I’m old enough that we used floppy and then CD/DVD drives for storage, and then flash drives and external hard drives. But I recently was told those aren’t good long term storage options (ex: family photos or sensitive documents). Why are they poor options for long term storage, and what should be used instead?

In: Technology

5 Answers

Anonymous 0 Comments

Flash drives are great for storing stuff long term, as long as you don’t read/write that flash drive often. Flash memory generally has very good “data retention” characteristics, but lousy “write/erase endurance”. If you are going to use a flash drive for long term storage, take a fairly virgin drive and put the stuff on it you want to save, then put it in a safe place. Just reading the drive isn’t much risk, but adding or changing data is.

But whatever you do, don’t rely on a single storage device for things that you want to be damn sure that you won’t lose. Redundancy is a cure for many ills.

Personally, for critical data I use a RAID 1 system (redundant hard disc drives) and cloud storage. The RAID system runs a check every week and tells me if any data has gone bad. So I’ve got three copies of everything.

Anonymous 0 Comments

All media degrades over time, and some are susceptable to corruption and complete loss from light, moisture, magnets, and time itself. It’s called “bit rot”. Over time everything degrades. When using physical media and storing data on an incredibly tiny area, even a speck of dust or an errant radioactive particle could corrupt data.

Flash storage works like a bunch of light switches. One for each 0 and 1. A super tiny blip of electricity turns it on or off. There are billions of them. So they are fast to read and write, but like real light switches, they have a lifetime of a certain number of flips before they break. Even more so, the static from your finger could fry millions of those switches instantly.

Older disks had the same issue, but they were more like paper scrolls.

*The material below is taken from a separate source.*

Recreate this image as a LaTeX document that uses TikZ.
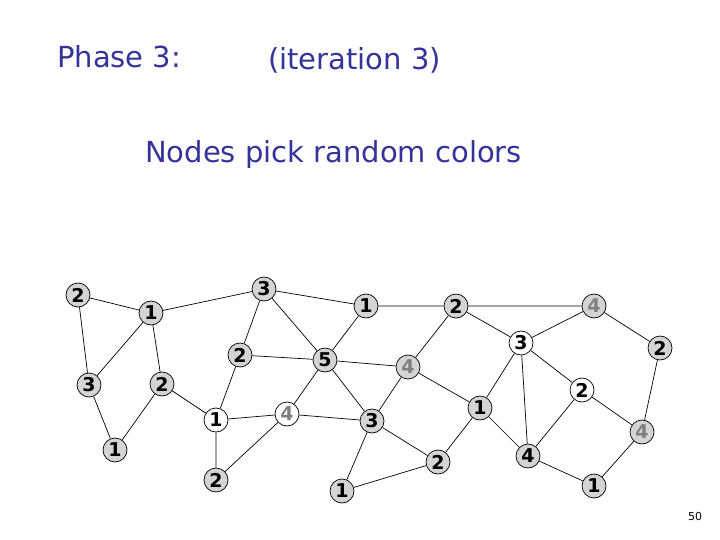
\documentclass[tikz,border=0pt]{standalone}
\usepackage{fontspec}
\setmainfont{DejaVu Sans}
\usepackage{tikz}
\usetikzlibrary{positioning}
\definecolor{slideBlue}{HTML}{33339A}
\definecolor{nodeFill}{HTML}{D4D4D4}
\definecolor{fadedInk}{HTML}{7F7F7F}
\begin{document}
\begin{tikzpicture}[x=1pt,y=-1pt,
  vtx/.style={circle,draw=black,line width=0.7pt,minimum size=24pt,inner sep=0pt,
              font=\fontsize{19}{19}\selectfont\bfseries},
  grey/.style={vtx,fill=nodeFill},
  blank/.style={vtx,fill=white},
  faded/.style={text=fadedInk},
  title/.style={anchor=base west,text=slideBlue,inner sep=0pt,
                font=\fontsize{29}{33}\selectfont},
  edge/.style={draw=black,line width=0.7pt}]
\useasboundingbox (0,0) rectangle (720,540);
\node[title] (phase) at (57,68) {Phase 3:};
\node[title] (iter) at (268,70) {(iteration 3)};
\node[title] (pick) at (145,163) {Nodes pick random colors};
\node[anchor=base,inner sep=0pt,font=\fontsize{11}{11}\selectfont] (page) at (695,520) {50};
% graph
\node[grey] (A) at (78,295) {2};
\node[grey] (B) at (151,313) {1};
\node[grey] (C) at (264,289) {3};
\node[grey] (D) at (366,306) {1};
\node[grey] (E) at (456,306) {2};
\node[grey,faded] (F) at (594,306) {4};
\node[blank] (G) at (521,343) {3};
\node[grey] (H) at (660,348) {2};
\node[grey] (I) at (240,355) {2};
\node[grey] (J) at (325,360) {5};
\node[grey,faded] (K) at (408,367) {4};
\node[grey] (L) at (89,385) {3};
\node[grey] (M) at (162,384) {2};
\node[blank] (N) at (582,390) {2};
\node[blank] (O) at (216,420) {1};
\node[blank,faded] (P) at (287,414) {4};
\node[grey] (Q) at (372,421) {3};
\node[grey] (R) at (480,408) {1};
\node[grey,faded] (S) at (642,432) {4};
\node[grey] (T) at (115,450) {1};
\node[grey] (U) at (438,462) {2};
\node[grey] (V) at (528,456) {4};
\node[grey] (W) at (216,480) {2};
\node[grey] (X) at (342,491) {1};
\node[grey] (Y) at (594,486) {1};
\draw[edge] (A) -- (B) (A) -- (L);
\draw[edge] (B) -- (C) (B) -- (L) (B) -- (M);
\draw[edge] (C) -- (D) (C) -- (I) (C) -- (J);
\draw[edge] (D) -- (E) (D) -- (J);
\draw[edge] (E) -- (F) (E) -- (G) (E) -- (K);
\draw[edge] (F) -- (G) (F) -- (H);
\draw[edge] (G) -- (R) (G) -- (V) (G) -- (N);
\draw[edge] (H) -- (S);
\draw[edge] (I) -- (J) (I) -- (O);
\draw[edge] (J) -- (K) (J) -- (P) (J) -- (Q);
\draw[edge] (K) -- (Q) (K) -- (R);
\draw[edge] (L) -- (T);
\draw[edge] (M) -- (T) (M) -- (O);
\draw[edge] (N) -- (V) (N) -- (S);
\draw[edge] (O) -- (P) (O) -- (W);
\draw[edge] (P) -- (Q) (P) -- (W);
\draw[edge] (Q) -- (U) (Q) -- (X);
\draw[edge] (R) -- (U) (R) -- (V);
\draw[edge] (S) -- (Y);
\draw[edge] (U) -- (X);
\draw[edge] (V) -- (Y);
\end{tikzpicture}
\end{document}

As long as the scroll itself was okay and didn’t fall apart, and the ink was still readable, the it could be read, but light, magnets, and other things “fade” that magnetic “ink”.

Anonymous 0 Comments

Have 3 copies of your files, 1 copy at a remote location, verify the files once every year or so and don’t worry about it.

Anonymous 0 Comments

I like the [M-Disc](https://en.wikipedia.org/wiki/M-DISC) Blu-Ray media. These don’t use dyes so they don’t fade and you can fit 25 GB on each disc. Actually they have multi-layer discs up to 100 GB but they’re disproportionately expensive and I don’t trust more than one layer on optical media. Yes, this is fiddly and not cheap but I think it’s the safest choice for home archival purposes.

My second choice is just USB external spinning drives. These are cheap enough to buy every year or two and copy your data on to them. Personally I’d stay away from the models using shingled writes and especially helium but that’s getting harder and costs more per byte.

Anonymous 0 Comments

Anything you store your data on is going to degrade over time. Also, it will become obsolete. Even, for example, if your 51/4 floppy was still good now, how would you read it now?

Store your data in two or three places, physically separate, and upgrade that medium, copying over the data to new media, every few years.